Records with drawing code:

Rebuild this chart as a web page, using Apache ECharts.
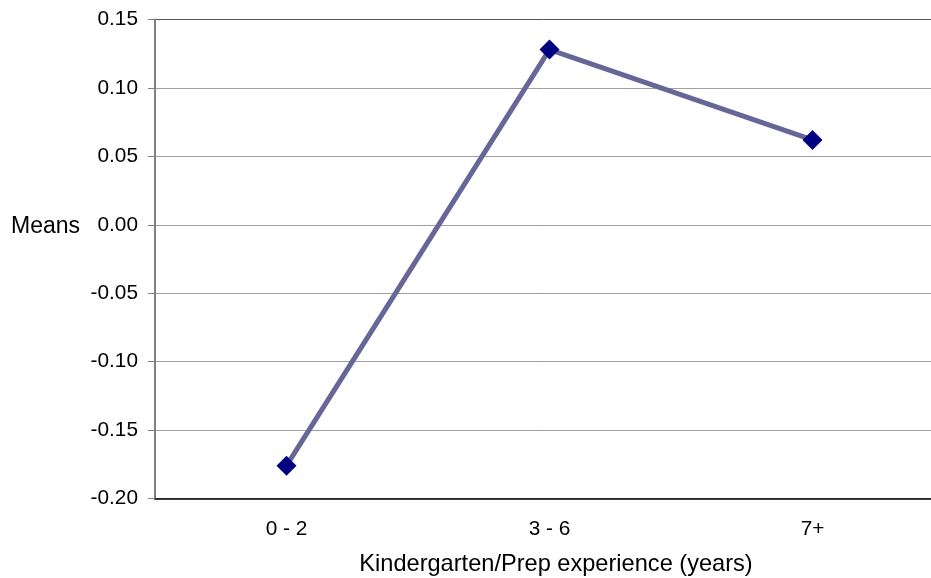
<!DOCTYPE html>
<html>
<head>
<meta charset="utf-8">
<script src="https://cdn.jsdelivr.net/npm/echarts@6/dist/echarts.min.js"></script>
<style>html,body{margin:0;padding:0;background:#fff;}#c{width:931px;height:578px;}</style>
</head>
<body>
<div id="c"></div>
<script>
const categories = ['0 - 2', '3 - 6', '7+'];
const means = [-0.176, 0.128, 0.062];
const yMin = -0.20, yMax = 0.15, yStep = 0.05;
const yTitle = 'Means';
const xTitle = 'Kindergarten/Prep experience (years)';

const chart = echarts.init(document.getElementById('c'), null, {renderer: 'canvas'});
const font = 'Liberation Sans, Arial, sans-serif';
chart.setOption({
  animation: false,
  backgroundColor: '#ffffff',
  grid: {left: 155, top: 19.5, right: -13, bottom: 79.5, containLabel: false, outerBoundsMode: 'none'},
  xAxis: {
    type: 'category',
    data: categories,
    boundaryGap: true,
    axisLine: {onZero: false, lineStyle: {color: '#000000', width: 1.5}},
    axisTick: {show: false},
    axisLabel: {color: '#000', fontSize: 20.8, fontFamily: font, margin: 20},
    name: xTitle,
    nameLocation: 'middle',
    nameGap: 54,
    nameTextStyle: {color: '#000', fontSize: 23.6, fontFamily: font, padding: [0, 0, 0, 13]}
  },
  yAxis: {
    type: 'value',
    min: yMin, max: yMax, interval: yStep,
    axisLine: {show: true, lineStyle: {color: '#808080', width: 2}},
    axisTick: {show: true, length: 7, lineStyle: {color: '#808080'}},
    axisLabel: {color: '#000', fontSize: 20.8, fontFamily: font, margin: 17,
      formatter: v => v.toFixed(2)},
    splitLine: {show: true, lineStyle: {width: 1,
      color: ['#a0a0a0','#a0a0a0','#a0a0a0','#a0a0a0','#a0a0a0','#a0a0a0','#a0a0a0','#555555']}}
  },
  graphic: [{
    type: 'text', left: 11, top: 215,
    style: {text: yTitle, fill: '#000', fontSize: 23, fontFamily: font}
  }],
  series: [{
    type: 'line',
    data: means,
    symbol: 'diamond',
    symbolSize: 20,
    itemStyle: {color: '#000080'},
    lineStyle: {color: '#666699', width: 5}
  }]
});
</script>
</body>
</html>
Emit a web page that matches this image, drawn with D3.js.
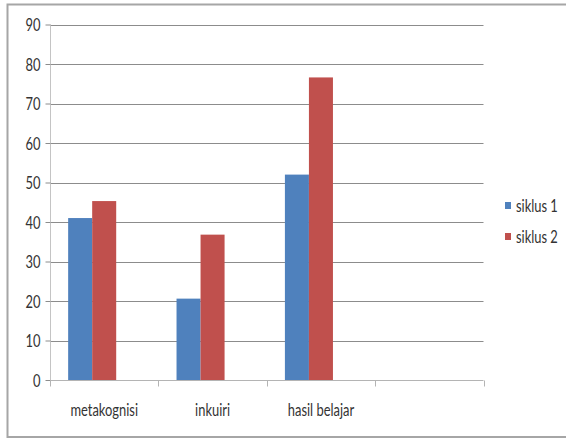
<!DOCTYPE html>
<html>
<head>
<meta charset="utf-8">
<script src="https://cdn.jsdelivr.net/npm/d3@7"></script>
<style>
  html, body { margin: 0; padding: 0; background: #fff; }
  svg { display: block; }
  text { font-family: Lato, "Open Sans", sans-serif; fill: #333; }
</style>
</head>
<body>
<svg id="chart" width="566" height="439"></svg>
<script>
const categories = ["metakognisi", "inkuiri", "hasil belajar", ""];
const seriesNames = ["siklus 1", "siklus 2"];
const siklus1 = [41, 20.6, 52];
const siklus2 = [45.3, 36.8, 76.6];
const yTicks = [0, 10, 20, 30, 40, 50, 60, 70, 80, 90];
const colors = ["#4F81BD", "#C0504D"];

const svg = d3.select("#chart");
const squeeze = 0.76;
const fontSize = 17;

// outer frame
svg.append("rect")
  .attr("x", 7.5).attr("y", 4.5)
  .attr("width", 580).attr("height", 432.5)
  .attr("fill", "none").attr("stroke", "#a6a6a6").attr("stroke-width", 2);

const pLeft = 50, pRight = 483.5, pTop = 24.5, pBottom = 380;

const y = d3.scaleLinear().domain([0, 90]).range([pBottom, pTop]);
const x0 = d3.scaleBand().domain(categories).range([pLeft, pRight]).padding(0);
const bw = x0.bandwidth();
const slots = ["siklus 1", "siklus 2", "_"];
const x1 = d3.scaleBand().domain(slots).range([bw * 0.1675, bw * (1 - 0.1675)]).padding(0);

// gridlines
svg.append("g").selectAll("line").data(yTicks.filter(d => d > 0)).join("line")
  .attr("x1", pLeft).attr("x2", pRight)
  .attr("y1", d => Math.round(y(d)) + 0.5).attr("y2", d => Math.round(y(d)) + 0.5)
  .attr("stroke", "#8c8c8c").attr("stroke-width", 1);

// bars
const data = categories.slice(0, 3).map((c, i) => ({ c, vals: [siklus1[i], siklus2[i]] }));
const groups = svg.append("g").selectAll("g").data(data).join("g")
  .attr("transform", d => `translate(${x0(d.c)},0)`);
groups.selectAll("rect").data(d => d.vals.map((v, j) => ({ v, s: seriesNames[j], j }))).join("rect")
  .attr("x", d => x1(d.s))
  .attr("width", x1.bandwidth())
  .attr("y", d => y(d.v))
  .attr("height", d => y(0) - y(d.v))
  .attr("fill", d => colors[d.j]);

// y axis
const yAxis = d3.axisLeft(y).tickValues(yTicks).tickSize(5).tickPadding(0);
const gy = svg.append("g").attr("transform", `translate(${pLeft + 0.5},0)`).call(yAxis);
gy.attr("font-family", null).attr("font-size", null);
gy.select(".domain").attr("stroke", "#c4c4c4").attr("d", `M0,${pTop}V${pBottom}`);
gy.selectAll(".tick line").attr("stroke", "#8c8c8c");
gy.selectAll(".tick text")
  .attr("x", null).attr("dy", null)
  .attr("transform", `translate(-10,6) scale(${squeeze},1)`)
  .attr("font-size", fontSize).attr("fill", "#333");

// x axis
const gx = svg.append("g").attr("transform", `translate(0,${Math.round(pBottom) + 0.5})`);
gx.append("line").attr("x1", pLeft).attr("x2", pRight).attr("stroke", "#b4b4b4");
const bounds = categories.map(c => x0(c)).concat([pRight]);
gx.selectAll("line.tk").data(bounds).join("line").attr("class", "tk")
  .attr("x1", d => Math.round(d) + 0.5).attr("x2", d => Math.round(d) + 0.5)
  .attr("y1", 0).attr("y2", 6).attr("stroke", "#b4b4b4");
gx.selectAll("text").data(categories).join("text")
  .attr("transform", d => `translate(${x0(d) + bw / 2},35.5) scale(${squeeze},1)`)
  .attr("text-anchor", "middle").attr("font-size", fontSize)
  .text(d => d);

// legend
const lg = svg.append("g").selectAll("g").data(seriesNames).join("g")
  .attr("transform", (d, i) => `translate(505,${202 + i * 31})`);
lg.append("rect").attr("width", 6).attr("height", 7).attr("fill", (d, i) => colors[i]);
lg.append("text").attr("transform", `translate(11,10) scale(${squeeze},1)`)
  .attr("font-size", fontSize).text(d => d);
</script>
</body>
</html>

→ GIVEN EXERCISE:
Choose all lines containing the string "this" and copy them out.

→ OUTPUT BELOW:
Rebuild this chart as a web page, using Apache ECharts.
Emit a web page that matches this image, drawn with D3.js.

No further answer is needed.